[start of Given data]
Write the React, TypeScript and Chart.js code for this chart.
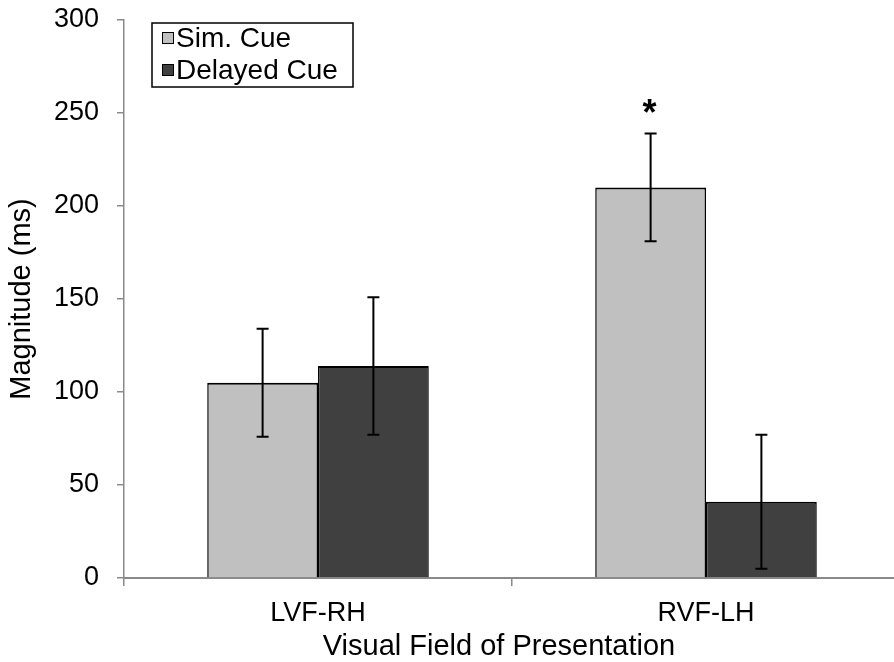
import React, { useEffect, useRef } from 'react';
import { Chart, registerables } from 'chart.js';

Chart.register(...registerables);

const categories = ['LVF-RH', 'RVF-LH'];
const seriesNames = ['Sim. Cue', 'Delayed Cue'];
const simCue = [105, 210];
const delayedCue = [114, 41];
const simCueLow = [76, 181];
const simCueHigh = [134, 239];
const delayedCueLow = [77, 5];
const delayedCueHigh = [151, 77];
const simCueMarks = ['', '*'];
const delayedCueMarks = ['', ''];
const yMin = 0;
const yMax = 300;
const yStep = 50;
const xTitle = 'Visual Field of Presentation';
const yTitle = 'Magnitude (ms)';

const FONT = '"Liberation Sans", Arial, sans-serif';
const AXIS_GRAY = '#8a8a8a';

const errorBarPlugin = {
  id: 'errorBars',
  afterDatasetsDraw(chart: any) {
    const ctx = chart.ctx;
    const y = chart.scales.y;
    chart.data.datasets.forEach((ds: any, i: number) => {
      const meta = chart.getDatasetMeta(i);
      meta.data.forEach((bar: any, j: number) => {
        const lo = y.getPixelForValue(ds.errLow[j]);
        const hi = y.getPixelForValue(ds.errHigh[j]);
        const x = bar.x;
        ctx.save();
        ctx.strokeStyle = '#000';
        ctx.lineWidth = 2;
        ctx.beginPath();
        ctx.moveTo(x, lo);
        ctx.lineTo(x, hi);
        ctx.moveTo(x - 6, lo);
        ctx.lineTo(x + 6, lo);
        ctx.moveTo(x - 6, hi);
        ctx.lineTo(x + 6, hi);
        ctx.stroke();
        const mark = ds.marks[j];
        if (mark) {
          ctx.fillStyle = '#000';
          ctx.font = `bold 36px ${FONT}`;
          ctx.textAlign = 'center';
          ctx.textBaseline = 'middle';
          ctx.fillText(mark, x - 1, hi - 18);
        }
        ctx.restore();
      });
    });
  },
};

const legendPlugin = {
  id: 'boxLegend',
  afterDraw(chart: any) {
    const ctx = chart.ctx;
    const left = chart.chartArea.left + 28;
    const top = chart.chartArea.top + 3;
    const w = 201;
    const h = 64;
    ctx.save();
    ctx.fillStyle = '#fff';
    ctx.fillRect(left, top, w, h);
    ctx.strokeStyle = '#000';
    ctx.lineWidth = 1.5;
    ctx.strokeRect(left, top, w, h);
    chart.data.datasets.forEach((ds: any, i: number) => {
      const cy = top + 15 + i * 32;
      ctx.fillStyle = ds.backgroundColor;
      ctx.fillRect(left + 10, cy - 6, 12, 12);
      ctx.strokeStyle = '#000';
      ctx.lineWidth = 1;
      ctx.strokeRect(left + 10.5, cy - 5.5, 11, 11);
      ctx.fillStyle = '#000';
      ctx.font = `28px ${FONT}`;
      ctx.textAlign = 'left';
      ctx.textBaseline = 'middle';
      ctx.fillText(ds.label, left + 24, cy + 1);
    });
    ctx.restore();
  },
};

const xTitlePlugin = {
  id: 'xTitle',
  afterDraw(chart: any) {
    const ctx = chart.ctx;
    const xs = chart.scales.x;
    ctx.save();
    ctx.fillStyle = '#000';
    ctx.font = `29px ${FONT}`;
    ctx.textAlign = 'center';
    ctx.textBaseline = 'middle';
    ctx.fillText(xTitle, (xs.left + xs.right) / 2 - 13, xs.bottom - 15);
    ctx.restore();
  },
};

export default function App() {
  const ref = useRef<HTMLCanvasElement>(null);
  useEffect(() => {
    if (!ref.current) return;
    const chart = new Chart(ref.current, {
      type: 'bar',
      data: {
        labels: categories,
        datasets: [
          {
            label: seriesNames[0],
            data: simCue,
            errLow: simCueLow,
            errHigh: simCueHigh,
            marks: simCueMarks,
            backgroundColor: '#c0c0c0',
            borderColor: '#000',
            borderWidth: { top: 2, left: 1.5, right: 1.5, bottom: 0 },
            categoryPercentage: 0.571,
            barPercentage: 1,
          } as any,
          {
            label: seriesNames[1],
            data: delayedCue,
            errLow: delayedCueLow,
            errHigh: delayedCueHigh,
            marks: delayedCueMarks,
            backgroundColor: '#404040',
            borderColor: '#000',
            borderWidth: { top: 2, left: 1.5, right: 1.5, bottom: 0 },
            categoryPercentage: 0.571,
            barPercentage: 1,
          } as any,
        ],
      },
      options: {
        responsive: false,
        animation: false,
        layout: { padding: { top: 20, left: 0, right: 0, bottom: 0 } },
        plugins: {
          legend: { display: false },
          tooltip: { enabled: false },
        },
        scales: {
          x: {
            offset: true,
            grid: {
              display: true,
              drawOnChartArea: false,
              offset: true,
              tickLength: 8,
              color: AXIS_GRAY,
              lineWidth: 1.5,
            },
            border: { display: true, color: AXIS_GRAY, width: 2 },
            ticks: {
              color: '#000',
              padding: 11,
              font: { size: 27, family: FONT },
              maxRotation: 0,
            },
            afterFit(scale: any) {
              scale.height = 84;
              scale.paddingLeft = 0;
              scale.paddingRight = 0;
            },
          },
          y: {
            min: yMin,
            max: yMax,
            grid: {
              display: true,
              drawOnChartArea: false,
              tickLength: 7,
              color: AXIS_GRAY,
              lineWidth: 1.5,
            },
            border: { display: true, color: AXIS_GRAY, width: 1.5 },
            ticks: {
              stepSize: yStep,
              color: '#000',
              padding: 18,
              font: { size: 27, family: FONT },
            },
            title: {
              display: true,
              text: yTitle,
              color: '#000',
              font: { size: 29, family: FONT },
              padding: { top: 5, bottom: 0 },
            },
            afterFit(scale: any) {
              scale.width = 124;
              scale.paddingTop = 0;
              scale.paddingBottom = 0;
            },
          },
        },
      },
      plugins: [errorBarPlugin, legendPlugin, xTitlePlugin],
    } as any);
    return () => chart.destroy();
  }, []);

  return (
    <div style={{ position: 'fixed', left: 0, top: 0, width: 900, height: 662, background: '#fff' }}>
      <canvas ref={ref} width={900} height={662} />
    </div>
  );
}
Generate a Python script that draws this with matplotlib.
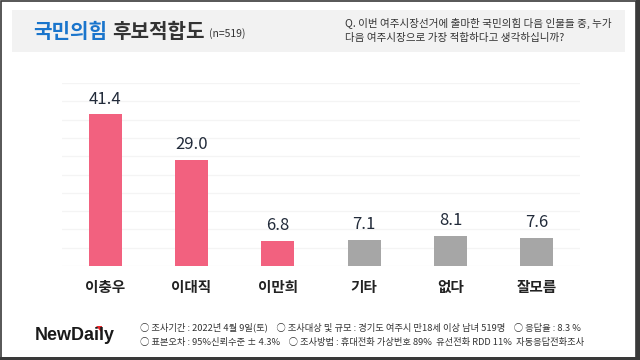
[end of Given data]
**What you should do**
Transcribe the opening line of the listing above, please, and every line after it through the line with "const AXIS_GRAY = '#8a8a8a';", word for word, without pictures.

**Written response**
Write the React, TypeScript and Chart.js code for this chart.
import React, { useEffect, useRef } from 'react';
import { Chart, registerables } from 'chart.js';

Chart.register(...registerables);

const categories = ['LVF-RH', 'RVF-LH'];
const seriesNames = ['Sim. Cue', 'Delayed Cue'];
const simCue = [105, 210];
const delayedCue = [114, 41];
const simCueLow = [76, 181];
const simCueHigh = [134, 239];
const delayedCueLow = [77, 5];
const delayedCueHigh = [151, 77];
const simCueMarks = ['', '*'];
const delayedCueMarks = ['', ''];
const yMin = 0;
const yMax = 300;
const yStep = 50;
const xTitle = 'Visual Field of Presentation';
const yTitle = 'Magnitude (ms)';

const FONT = '"Liberation Sans", Arial, sans-serif';
const AXIS_GRAY = '#8a8a8a';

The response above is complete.